Imants Kins:                No, it is a very valid point and I think one of the elements in a special economic zone in an agency that is aware and sensitive to the supply and demand situation. We’ve had this situation in the Pilbara where one government agency, Land Corp, is responsible for the release of land and it’s been a dismal failure.
Presenter:                   If you’re talking about one of the things within that special economic zone, the change of the tax regime potentially, is that a change in tax for corporations or for individuals?
Imants Kins:                It would be for individuals and for companies. We are talking about a big idea for a big country. For this to be successful we need to be ambitious and really look beyond small incremental and marginal changes. We are talking about changes in the taxation system or regime or framework for individuals and corporations. One of our aims is to increase the level of awareness and get that conversation going about the importance of the development of the north. So one scenario may well be, given the population of the Northern Territory is about 250,000, there could be a tax holiday for about five years for everyone living in the Northern Territory and companies operating in the Northern Territory. Initially it will have a small impact on the federal government’s budget but what everyone has found globally is that within three to five year period the actual tax take revenue has actually increased.          

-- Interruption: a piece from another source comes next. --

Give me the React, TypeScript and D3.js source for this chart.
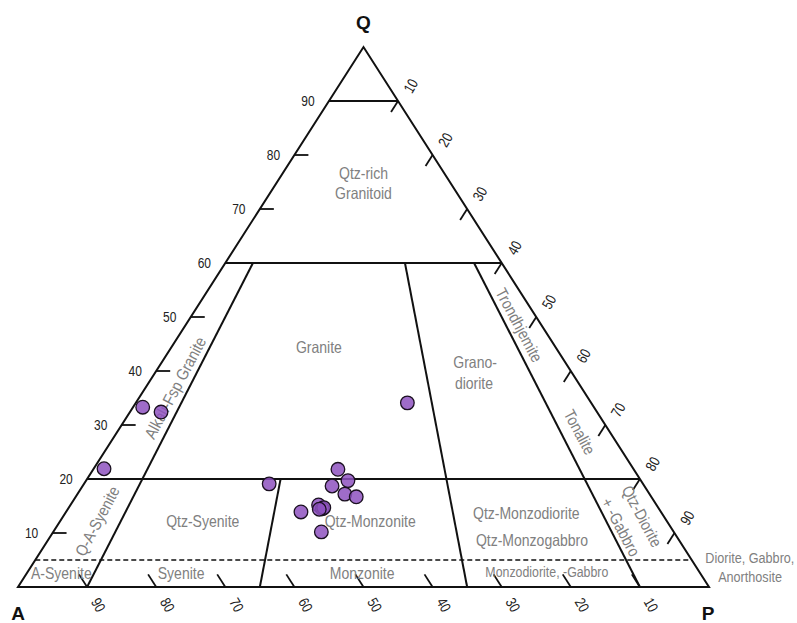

Presenter:                   You talk about Australians choosing to settle more permanently in these sort of economic zones,  but resources companies have prevented that. They haven’t built towns; they’ve made fly-in fly-out operations.
Imants Kins:                The key driver there has been government. The imposition of fringe benefits tax has been one of the key driving forces and the lack of availability of land. Those two elements together are the reason why we have fly-in fly-out workers, they are all within the hands of government and they can be changed.